To maintain body weight at stable levels, the central nervous system is constantly informed by the peripheral systems about the state of the body's energy reserves. In recent times, the classical idea of a single central regulation of energy balance has changed to a novel point of view that considers the regulation of energy balance as the result of a complex interaction between the brain and the peripheral organs, especially the gastrointestinal tract.  

This approach revolutionized the knowledge on the control of metabolism, allowing the identification of new mechanisms involved in the communication between the stomach, the intestine and the brain as responsible for the maintenance of body weight within healthy limits, mechanisms that could be found to be affected in pathological processes such as obesity. Recently, scientific efforts in this field have been directed towards deciphering these mechanisms and their components in order to be able to restore those affected in pathological conditions.  

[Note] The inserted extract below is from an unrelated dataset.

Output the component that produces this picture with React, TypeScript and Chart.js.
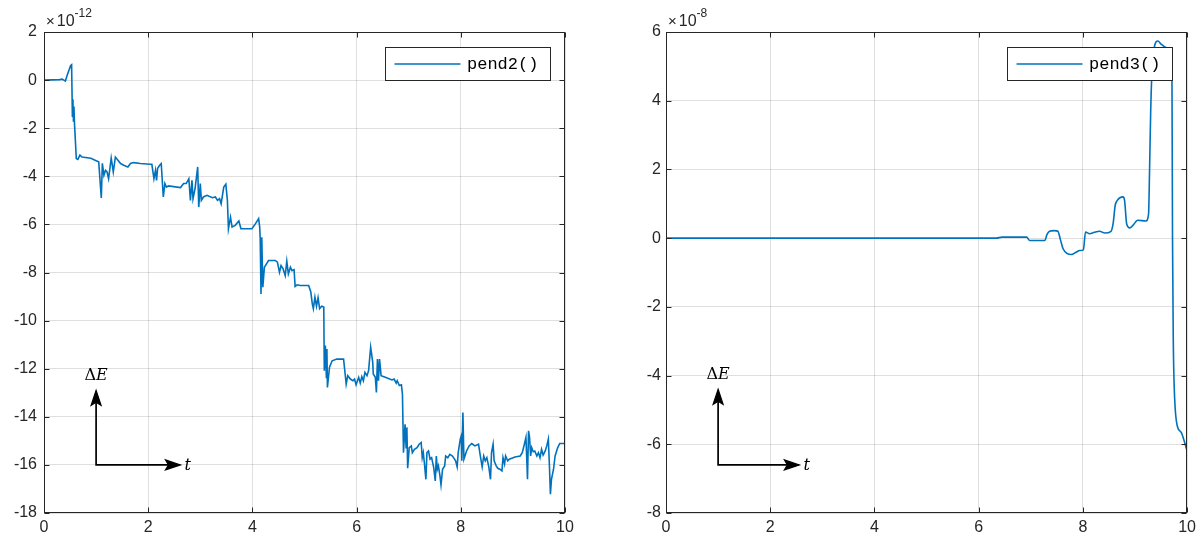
import { useEffect, useRef } from "react";
import { Chart, registerables } from "chart.js";

Chart.register(...registerables);

// ---------- data ----------
const t2 = [
  0, 0.3, 0.35, 0.41, 0.445, 0.51, 0.53, 0.545, 0.555, 0.565, 0.575, 0.585, 0.62, 0.65, 0.69, 0.73,
  0.9, 1.0, 1.05, 1.1, 1.12, 1.15, 1.18, 1.21, 1.24, 1.29, 1.33, 1.37, 1.42, 1.47, 1.53, 1.61, 1.66,
  1.72, 1.85, 2.04, 2.07, 2.11, 2.14, 2.16, 2.18, 2.22, 2.25, 2.29, 2.32, 2.35, 2.39, 2.62, 2.68,
  2.73, 2.78, 2.81, 2.84, 2.86, 2.9, 2.95, 2.97, 3.0, 3.02, 3.06, 3.13, 3.23, 3.29, 3.33, 3.37, 3.4,
  3.45, 3.49, 3.52, 3.54, 3.58, 3.61, 3.67, 3.74, 3.78, 3.9, 3.99, 4.06, 4.12, 4.14, 4.15, 4.165,
  4.18, 4.2, 4.23, 4.27, 4.31, 4.44, 4.48, 4.52, 4.55, 4.59, 4.63, 4.66, 4.69, 4.73, 4.76, 4.8,
  4.82, 4.86, 4.92, 5.08, 5.12, 5.15, 5.17, 5.2, 5.23, 5.26, 5.29, 5.33, 5.37, 5.38, 5.4, 5.42,
  5.43, 5.44, 5.48, 5.53, 5.62, 5.75, 5.78, 5.8, 5.83, 5.88, 5.93, 5.96, 5.99, 6.04, 6.07, 6.1,
  6.13, 6.16, 6.2, 6.23, 6.27, 6.31, 6.32, 6.36, 6.38, 6.4, 6.42, 6.44, 6.47, 6.55, 6.68, 6.72,
  6.76, 6.78, 6.82, 6.86, 6.88, 6.9, 6.93, 6.95, 6.965, 6.98, 7.01, 7.05, 7.07, 7.11, 7.16, 7.2,
  7.24, 7.26, 7.28, 7.3, 7.33, 7.35, 7.38, 7.41, 7.44, 7.48, 7.51, 7.53, 7.55, 7.57, 7.6, 7.62,
  7.65, 7.69, 7.71, 7.75, 7.79, 7.84, 7.88, 7.9, 7.93, 7.95, 7.99, 8.01, 8.02, 8.04, 8.06, 8.08,
  8.11, 8.16, 8.21, 8.27, 8.34, 8.38, 8.41, 8.44, 8.47, 8.5, 8.54, 8.57, 8.59, 8.62, 8.64, 8.68,
  8.71, 8.75, 8.79, 8.81, 8.84, 8.86, 8.9, 8.93, 8.98, 9.04, 9.14, 9.18, 9.22, 9.25, 9.27, 9.28,
  9.3, 9.32, 9.34, 9.36, 9.39, 9.42, 9.46, 9.49, 9.52, 9.55, 9.58, 9.62, 9.65, 9.68, 9.7, 9.72,
  9.74, 9.78, 9.81, 9.86, 9.9, 10.0,
];
const e2 = [
  0, 0.02, 0.04, -0.04, 0.2, 0.6, 0.64, -1.5, -0.8, -1.7, -1.1, -1.8, -3.26, -3.3, -3.12, -3.2,
  -3.25, -3.35, -3.4, -4.9, -3.46, -3.96, -3.75, -3.82, -4.1, -3.24, -3.82, -3.2, -3.33, -3.47,
  -3.54, -3.61, -3.47, -3.43, -3.47, -3.5, -3.5, -4.1, -3.75, -4.17, -3.68, -3.54, -3.47, -4.86,
  -4.3, -4.45, -4.4, -4.47, -4.3, -4.3, -4.1, -5.0, -4.17, -4.93, -4.5, -3.61, -5.28, -4.3, -5.0,
  -4.86, -4.79, -4.89, -4.86, -5.0, -4.93, -5.14, -4.45, -4.33, -5.0, -6.18, -5.7, -6.11, -6.04,
  -5.86, -6.18, -6.18, -6.18, -5.97, -5.76, -6.11, -6.6, -8.89, -6.53, -8.61, -7.78, -7.64, -7.5,
  -7.5, -7.57, -7.99, -7.71, -7.85, -8.13, -7.53, -8.06, -7.78, -7.92, -7.88, -8.58, -8.51, -8.54,
  -8.54, -8.8, -9.3, -9.5, -9.03, -9.4, -9.05, -9.5, -9.4, -9.44, -12.08, -11.04, -12.36, -11.18,
  -12.78, -11.94, -11.67, -11.6, -11.6, -12.22, -12.64, -12.29, -12.43, -12.5, -12.43, -12.67,
  -12.36, -12.6, -12.33, -12.5, -12.15, -12.29, -12.08, -11.11, -11.74, -12.22, -12.36, -12.99,
  -11.6, -12.5, -11.6, -12.29, -12.36, -12.47, -12.43, -12.6, -12.5, -12.7, -12.67, -13.06,
  -15.49, -14.31, -15.28, -14.44, -16.14, -15.28, -15.21, -15.49, -15.35, -15.28, -15.14, -15.07,
  -15.7, -15.49, -15.9, -16.6, -15.49, -15.42, -15.76, -15.7, -16.11, -16.67, -15.63, -16.18,
  -16.04, -16.46, -16.83, -16.18, -16.04, -15.63, -15.7, -15.56, -15.63, -15.76, -15.83, -16.08,
  -15.49, -14.93, -14.79, -15.83, -13.82, -15.76, -15.63, -15.42, -15.21, -15.11, -15.21, -15.14,
  -15.7, -16.08, -15.63, -15.83, -15.7, -16.11, -16.6, -15.49, -15.14, -15.83, -16.04, -16.14,
  -16.18, -16.25, -15.7, -15.97, -15.63, -15.83, -15.76, -15.72, -15.67, -15.63, -15.49, -15.14,
  -14.86, -15.97, -16.6, -14.58, -14.86, -15.63, -15.28, -15.45, -15.42, -15.63, -15.49, -15.7,
  -15.35, -15.59, -15.42, -15.21, -14.93, -15.97, -17.22, -16.6, -16.18, -15.63, -15.28, -15.11,
  -15.11,
];

const t3 = [
  0, 3.0, 6.0, 6.34, 6.45, 6.92, 6.98, 7.05, 7.27, 7.31, 7.36, 7.45, 7.52, 7.57, 7.62, 7.7, 7.78,
  7.86, 7.94, 8.01, 8.05, 8.13, 8.22, 8.32, 8.42, 8.54, 8.58, 8.62, 8.66, 8.77, 8.8, 8.84, 8.9,
  8.96, 9.05, 9.21, 9.26, 9.28, 9.3, 9.33, 9.37, 9.44, 9.5, 9.6, 9.69, 9.71, 9.72, 9.735, 9.75,
  9.77, 9.81, 9.89, 9.93, 10.0,
];
const e3 = [
  0, 0, 0, 0, 0.03, 0.03, -0.07, -0.07, -0.07, 0.1, 0.2, 0.22, 0.2, -0.05, -0.31, -0.45, -0.475,
  -0.42, -0.36, -0.34, 0.175, 0.13, 0.17, 0.2, 0.15, 0.2, 0.42, 0.95, 1.1, 1.2, 1.1, 0.42, 0.3,
  0.37, 0.52, 0.5, 0.7, 2.0, 3.6, 5.0, 5.55, 5.74, 5.65, 5.55, 5.45, 4.5, 0, -3.0, -4.2, -4.93,
  -5.46, -5.66, -5.83, -6.2,
];

const xTicks = [0, 2, 4, 6, 8, 10];
const yTicks2 = [-18, -16, -14, -12, -10, -8, -6, -4, -2, 0, 2];
const yTicks3 = [-8, -6, -4, -2, 0, 2, 4, 6];
const label2 = "pend2()";
const label3 = "pend3()";
const exponent2 = "-12";
const exponent3 = "-8";
// annotation arrows (data coords): corner x, corner y, tip of t-arrow, tip of ΔE-arrow
const arrows2 = [1, -16, 2.62, -12.9];
const arrows3 = [1, -6.6, 2.56, -4.4];

// ---------- styles ----------
const AXIS = "#262626";
const GRID = "rgba(38,38,38,0.15)";
const LINE = "#0072BD";
const SANS = "'Liberation Sans', Arial, Helvetica, sans-serif";
const SERIF = "'DejaVu Serif', 'Liberation Serif', serif";
const MONO = "'Liberation Mono', 'Courier New', monospace";

type Cfg = {
  id: string;
  t: number[];
  e: number[];
  yTicks: number[];
  label: string;
  exponent: string;
  arrows: number[];
  yWidth: number;
  padRight: number;
  tickPad: number;
  smooth: boolean;
};

function drawArrowHead(ctx: CanvasRenderingContext2D, x: number, y: number, ang: number) {
  const len = 15;
  const hw = 5;
  const notch = 12;
  const c = Math.cos(ang);
  const s = Math.sin(ang);
  const pt = (a: number, b: number) => [x + a * c - b * s, y + a * s + b * c];
  const p1 = pt(-len, hw);
  const p2 = pt(-notch, 0);
  const p3 = pt(-len, -hw);
  ctx.beginPath();
  ctx.moveTo(x, y);
  ctx.lineTo(p1[0], p1[1]);
  ctx.lineTo(p2[0], p2[1]);
  ctx.lineTo(p3[0], p3[1]);
  ctx.closePath();
  ctx.fill();
  ctx.lineWidth = 1.2;
  ctx.stroke();
}

function makeDecor(cfg: Cfg) {
  return {
    id: "decor_" + cfg.id,
    afterDraw(chart: any) {
      const { ctx, chartArea: a, scales } = chart;
      const xs = scales.x;
      const ys = scales.y;
      ctx.save();
      const L = Math.round(a.left) + 0.5;
      const R = Math.round(a.right) - 0.5;
      const T = Math.round(a.top) + 0.5;
      const B = Math.round(a.bottom) - 0.5;

      // frame
      ctx.strokeStyle = AXIS;
      ctx.lineWidth = 1;
      ctx.strokeRect(L, T, R - L, B - T);

      // inward ticks
      const tl = 5;
      ctx.beginPath();
      for (const v of xTicks) {
        const px = Math.round(xs.getPixelForValue(v)) + 0.5;
        ctx.moveTo(px, B);
        ctx.lineTo(px, B - tl);
        ctx.moveTo(px, T);
        ctx.lineTo(px, T + tl);
      }
      for (const v of cfg.yTicks) {
        const py = Math.round(ys.getPixelForValue(v)) + 0.5;
        ctx.moveTo(L, py);
        ctx.lineTo(L + tl, py);
        ctx.moveTo(R, py);
        ctx.lineTo(R - tl, py);
      }
      ctx.stroke();

      // exponent label
      ctx.fillStyle = AXIS;
      ctx.textBaseline = "alphabetic";
      ctx.textAlign = "left";
      let ex = a.left + 2;
      ctx.font = `15px ${SANS}`;
      ctx.fillText("\u00d7", ex, 26);
      ex += ctx.measureText("\u00d7").width + 2;
      ctx.font = `16px ${SANS}`;
      ctx.fillText("10", ex, 26);
      ex += ctx.measureText("10").width;
      ctx.font = `12px ${SANS}`;
      ctx.fillText(cfg.exponent, ex, 17);

      // annotation arrows
      const [ax, ay, tx, ty] = cfg.arrows;
      const cx = xs.getPixelForValue(ax);
      const cy = ys.getPixelForValue(ay);
      const hx = xs.getPixelForValue(tx);
      const vy = ys.getPixelForValue(ty);
      ctx.strokeStyle = "#000";
      ctx.fillStyle = "#000";
      ctx.lineWidth = 1.7;
      ctx.beginPath();
      ctx.moveTo(cx, vy + 10);
      ctx.lineTo(cx, cy);
      ctx.lineTo(hx - 10, cy);
      ctx.stroke();
      drawArrowHead(ctx, cx, vy, -Math.PI / 2);
      drawArrowHead(ctx, hx, cy, 0);

      ctx.font = `16px ${SERIF}`;
      const wD = ctx.measureText("\u0394").width;
      ctx.font = `italic 16px ${SERIF}`;
      const wE = ctx.measureText("E").width;
      const sx = cx - (wD + wE) / 2;
      ctx.font = `16px ${SERIF}`;
      ctx.fillText("\u0394", sx, vy - 10);
      ctx.font = `italic 16px ${SERIF}`;
      ctx.fillText("E", sx + wD, vy - 10);
      ctx.fillText("t", hx + 4, cy + 5);

      // legend
      const ds = chart.data.datasets[0];
      const bw = 165;
      const bh = 33;
      const bx = Math.round(a.right - 15 - bw) + 0.5;
      const by = Math.round(a.top + 15) + 0.5;
      ctx.fillStyle = "#fff";
      ctx.fillRect(bx, by, bw, bh);
      ctx.strokeStyle = AXIS;
      ctx.lineWidth = 1;
      ctx.strokeRect(bx, by, bw, bh);
      ctx.strokeStyle = ds.borderColor;
      ctx.lineWidth = 1.5;
      ctx.beginPath();
      ctx.moveTo(bx + 9, by + 16.5);
      ctx.lineTo(bx + 75, by + 16.5);
      ctx.stroke();
      ctx.fillStyle = "#000";
      ctx.font = `17px ${MONO}`;
      ctx.fillText(ds.label, bx + 81.5, by + 21);
      ctx.restore();
    },
  };
}

function Panel({ cfg, left, width }: { cfg: Cfg; left: number; width: number }) {
  const ref = useRef<HTMLCanvasElement | null>(null);
  useEffect(() => {
    if (!ref.current) return;
    const chart = new Chart(ref.current, {
      type: "line",
      data: {
        datasets: [
          {
            label: cfg.label,
            data: cfg.t.map((x, i) => ({ x, y: cfg.e[i] })),
            borderColor: LINE,
            borderWidth: 1.6,
            pointRadius: 0,
            tension: 0,
            cubicInterpolationMode: cfg.smooth ? "monotone" : "default",
            fill: false,
          },
        ],
      },
      options: {
        animation: false,
        responsive: false,
        maintainAspectRatio: false,
        events: [],
        layout: { padding: { top: 32, right: cfg.padRight, left: 0, bottom: 0 } },
        plugins: { legend: { display: false }, tooltip: { enabled: false } },
        scales: {
          x: {
            type: "linear",
            min: 0,
            max: 10,
            afterBuildTicks: (s: any) => {
              s.ticks = xTicks.map((v) => ({ value: v }));
            },
            afterFit: (s: any) => {
              s.height = 26;
            },
            grid: { color: GRID, drawTicks: false, lineWidth: 1 },
            border: { display: false },
            ticks: {
              color: AXIS,
              padding: 5,
              maxRotation: 0,
              autoSkip: false,
              font: { family: SANS, size: 16 },
              callback: (v: any) => String(v),
            },
          },
          y: {
            type: "linear",
            min: cfg.yTicks[0],
            max: cfg.yTicks[cfg.yTicks.length - 1],
            afterBuildTicks: (s: any) => {
              s.ticks = cfg.yTicks.map((v) => ({ value: v }));
            },
            afterFit: (s: any) => {
              s.width = cfg.yWidth;
            },
            grid: { color: GRID, drawTicks: false, lineWidth: 1 },
            border: { display: false },
            ticks: {
              color: AXIS,
              padding: cfg.tickPad,
              autoSkip: false,
              font: { family: SANS, size: 16 },
              callback: (v: any) => String(v),
            },
          },
        },
      },
      plugins: [makeDecor(cfg)],
    } as any);
    return () => chart.destroy();
  }, [cfg]);
  return (
    <canvas
      ref={ref}
      width={width}
      height={539}
      style={{ position: "absolute", left, top: 0, width, height: 539 }}
    />
  );
}

const cfg2: Cfg = {
  id: "p2",
  t: t2,
  e: e2,
  yTicks: yTicks2,
  label: label2,
  exponent: exponent2,
  arrows: arrows2,
  yWidth: 44,
  padRight: 35,
  tickPad: 7,
  smooth: false,
};
const cfg3: Cfg = {
  id: "p3",
  t: t3,
  e: e3,
  yTicks: yTicks3,
  label: label3,
  exponent: exponent3,
  arrows: arrows3,
  yWidth: 66,
  padRight: 13.5,
  tickPad: 5,
  smooth: true,
};

export default function App() {
  return (
    <div
      style={{
        position: "fixed",
        left: 0,
        top: 0,
        width: 1201,
        height: 539,
        background: "#fff",
        overflow: "hidden",
      }}
    >
      <Panel cfg={cfg2} left={0} width={600} />
      <Panel cfg={cfg3} left={600} width={601} />
    </div>
  );
}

In this context, the work published in Nature, based on previous knowledge about the gut-brain relationship, lays the foundations of knowledge about the control of a key aspect in the development of obesity, such as the preference towards the consumption of fatty foods.  

The authors describe how fat itself, when ingested and coming into contact with the gut, and through a specific communication pathway, interacts with the brain to induce a preference for fatty foods. Using advanced experimental strategies, they have determined that the preference for fat intake is not developed by sensory stimuli when ingesting this type of food, but in a post-fat intake manner.  

The authors have succeeded in reversing fat preference by using sophisticated transgenic models, which opens new avenues for possible future therapies in this regard.  

In today's society, with a very high incidence of obesity and a diet abundant in high-calorie foods, understanding the mechanisms by which a preference for this type of food develops is key to finding effective therapies to reverse this preference. 

The published work, in addition to describing the neuronal pathway involved in the regulation of fatty food preference, identifies a signal released by the intestine as a mediator of this communication, cholecystokinin. In view of the wide spectrum of signals discovered in recent years, the work opens up new lines of research in the field, since future investigations could be aimed at determining which of these signals, in addition to the one described in the work, could be involved in this communication mechanism. 

Although the data shown are of great relevance, the work has been carried out entirely in research animals. It will be necessary to transfer these data to humans and to find the necessary tools to intervene on the described pathways responsible for the preference towards the intake of high-fat foods.